Filmex Wraps With Revolution of Our Times Screening

The Tokyo Filmex festival wrapped up on Sunday with a prize ceremony and the surprise screening of “Revolution of Our Times,” a documentary about the pro-democracy movement in Hong Kong.

Filmex and the Tokyo International Film Festival have been largely cooperative events in the past two years. TIFF will come to a close with its own prize ceremony on Monday evening.

The Filmex first prize was awarded jointly to “Anatomy of Time,” directed by Thailand’s Jakrawal Nilthamrong, and to “What Do We See When We Look at the Sky?,” directed by Georgia’s Aleksandre Koberidze. Each wins a cash prize of JPY500,000 ($4,400).

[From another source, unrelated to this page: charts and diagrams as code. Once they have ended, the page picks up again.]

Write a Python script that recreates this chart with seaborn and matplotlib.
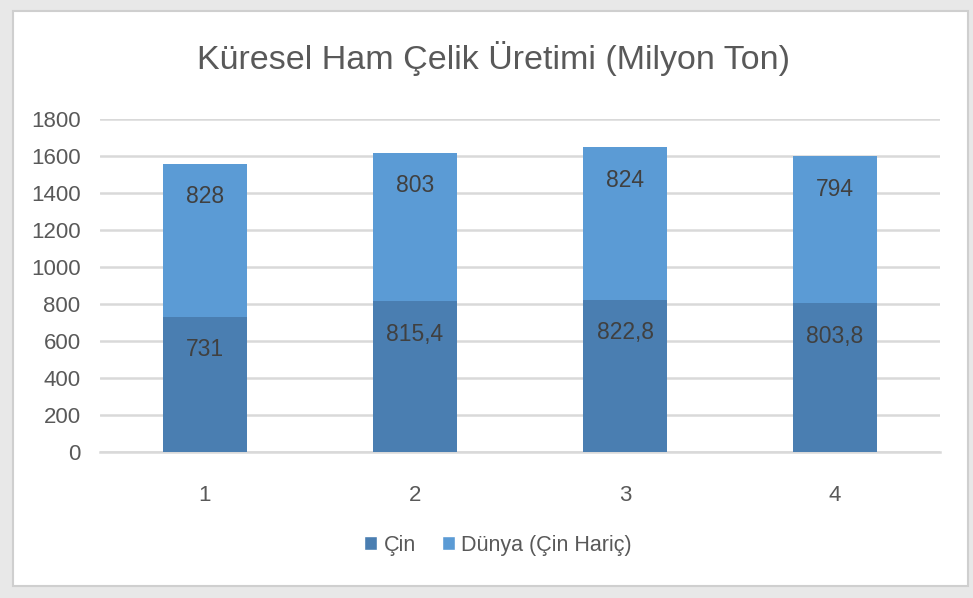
import numpy as np
import pandas as pd
import matplotlib
matplotlib.use("Agg")
import matplotlib.pyplot as plt
from matplotlib.patches import Rectangle, Patch
import seaborn as sns

# data
years = ["1", "2", "3", "4"]
cin = [731, 815.4, 822.8, 803.8]
dunya = [828, 803, 824, 794]
cin_labels = ["731", "815,4", "822,8", "803,8"]
dunya_labels = ["828", "803", "824", "794"]

dark_blue = "#4a7eb1"
light_blue = "#5b9bd5"
text_grey = "#595959"
grid_grey = "#d9d9d9"

sns.set_theme(style="white")
plt.rcParams["font.family"] = ["Liberation Sans", "DejaVu Sans"]

W, H = 973, 598
fig = plt.figure(figsize=(W / 100, H / 100), dpi=100, facecolor="#e8e8e8")

# white chart panel with thin grey frame
panel = Rectangle((13 / W, 1 - 586 / H), (968 - 13) / W, (586 - 11) / H,
                  transform=fig.transFigure, facecolor="white",
                  edgecolor="#cfcfcf", linewidth=1.5, zorder=-10)
fig.patches.append(panel)

ax = fig.add_axes([100 / W, 1 - 452 / H, (940 - 100) / W, (452 - 119) / H])
ax.set_facecolor("none")
ax.set_zorder(1)

df = pd.DataFrame({"year": years, "cin": cin, "dunya": dunya})
df["total"] = df["cin"] + df["dunya"]

sns.barplot(data=df, x="year", y="total", color=light_blue, width=0.4,
            saturation=1, linewidth=0, ax=ax, zorder=3)
sns.barplot(data=df, x="year", y="cin", color=dark_blue, width=0.4,
            saturation=1, linewidth=0, ax=ax, zorder=4)

ax.set_ylim(0, 1800)
ax.set_xlim(-0.5, 3.5)
ax.set_yticks(np.arange(0, 1801, 200))
ax.yaxis.grid(True, color=grid_grey, linewidth=1.8, zorder=0)
ax.set_axisbelow(True)
for s in ["top", "right", "left"]:
    ax.spines[s].set_visible(False)
ax.spines["bottom"].set_color(grid_grey)
ax.spines["bottom"].set_linewidth(1.8)
ax.tick_params(axis="both", length=0, labelsize=16, labelcolor=text_grey)
ax.tick_params(axis="x", pad=24)
ax.tick_params(axis="y", pad=14)
ax.set_xlabel("")
ax.set_ylabel("")

# value labels near top of each segment
off = -33 * 72 / 100
for i in range(len(years)):
    ax.annotate(cin_labels[i], (i, cin[i]), xytext=(0, off),
                textcoords="offset points", ha="center", va="center",
                fontsize=16.5, color="#404040", zorder=5)
    ax.annotate(dunya_labels[i], (i, cin[i] + dunya[i]), xytext=(0, off),
                textcoords="offset points", ha="center", va="center",
                fontsize=16.5, color="#404040", zorder=5)

fig.text(493 / W, 1 - 58 / H, "Küresel Ham Çelik Üretimi (Milyon Ton)",
         ha="center", va="center", fontsize=24.5, color=text_grey)

handles = [Patch(facecolor=dark_blue, label="Çin"),
           Patch(facecolor=light_blue, label="Dünya (Çin Hariç)")]
fig.legend(handles=handles, loc="center", bbox_to_anchor=(498 / W, 1 - 545 / H),
           ncol=2, frameon=False, fontsize=15.5, labelcolor=text_grey,
           handlelength=0.6, handleheight=0.6, handletextpad=0.3,
           columnspacing=1.2)

fig.savefig("out.png", dpi=100, facecolor=fig.get_facecolor())
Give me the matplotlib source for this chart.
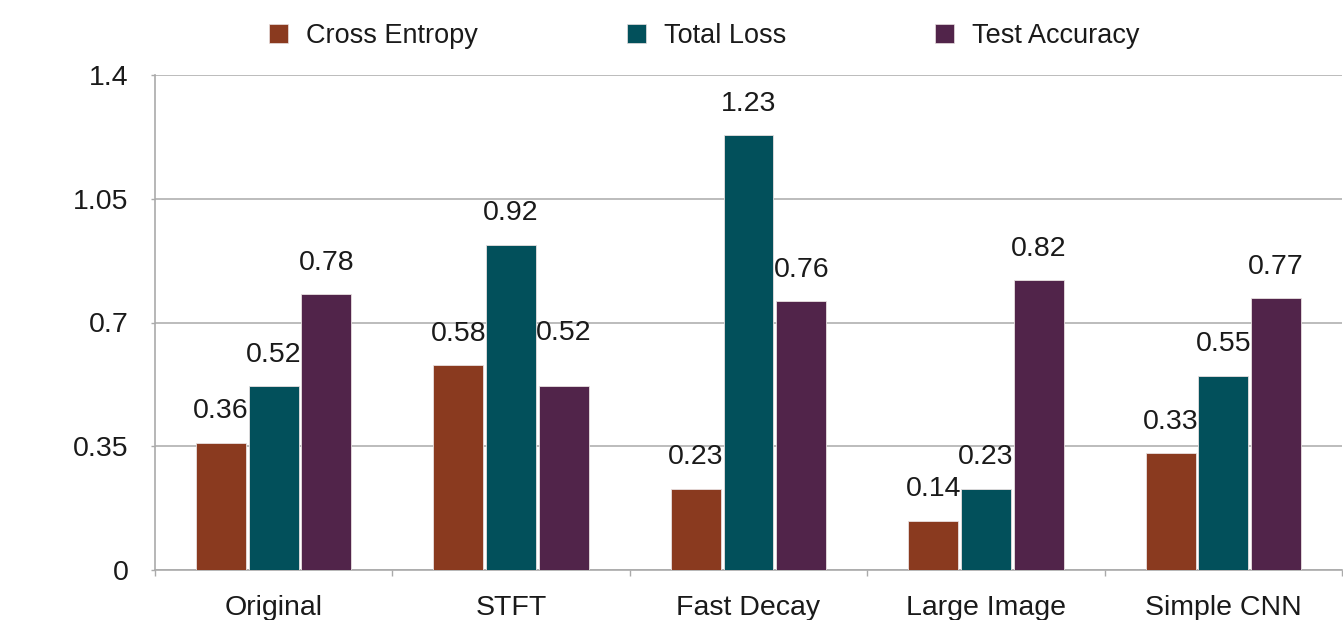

The competition jury described “Anatomy” as “a suddenly cruel and violent sequence of characters past and present in which different layers of time are intertwined in a fascinating and challenging way.” Of “Sky” the jury said it was “a beautiful portrait of the city of Kutaisi [in which] the camera gives an equal look to people, animals, trees, gutters and everything else that exists.” “Sky” also won the student jury prize.

A separate audience award went to “Wheel of Fortune and Fantasy,” directed by Hamaguchi Ryusuke. The film has been a major hit on the international festival circuit since its Silver Bear win at the Berlin festival in March. It had been the opening film of Filmex and will have its commercial release later this year in Japan.

“Revolution of our Times” had its world premiere in July in Cannes, where the festival deliberately delayed announcing its programming in order to minimize the chance of political blowback from the Chinese government. The Filmex organizers used the same approach and only announced the “Revolution” screening on Saturday, one day before the event. Unconfirmed local sources report that Filmex quickly sold some 700 tickets for the screening.

“Revolution” was filmed by Kiwi Chow during more than a year of civil unrest in Hong Kong that followed the city government’s attempt to pass a law that would allow extradition to mainland China. The government action sparked massive peaceful protests, followed by several months of civil disobedience and on-street violence. This in turn was met by unprecedented military-style tactics on the part of Hong Kong police, an aggressive prosecution policy by the government and the imposition by Beijing of a National Security Law.

Chow has since sold all his right and all materials connected with the film in order to minimize his risk of prosecution. A new film censorship law introduced in Hong Kong last week makes it unlikely that “Revolution” will be allowed to screen in the city where it was made.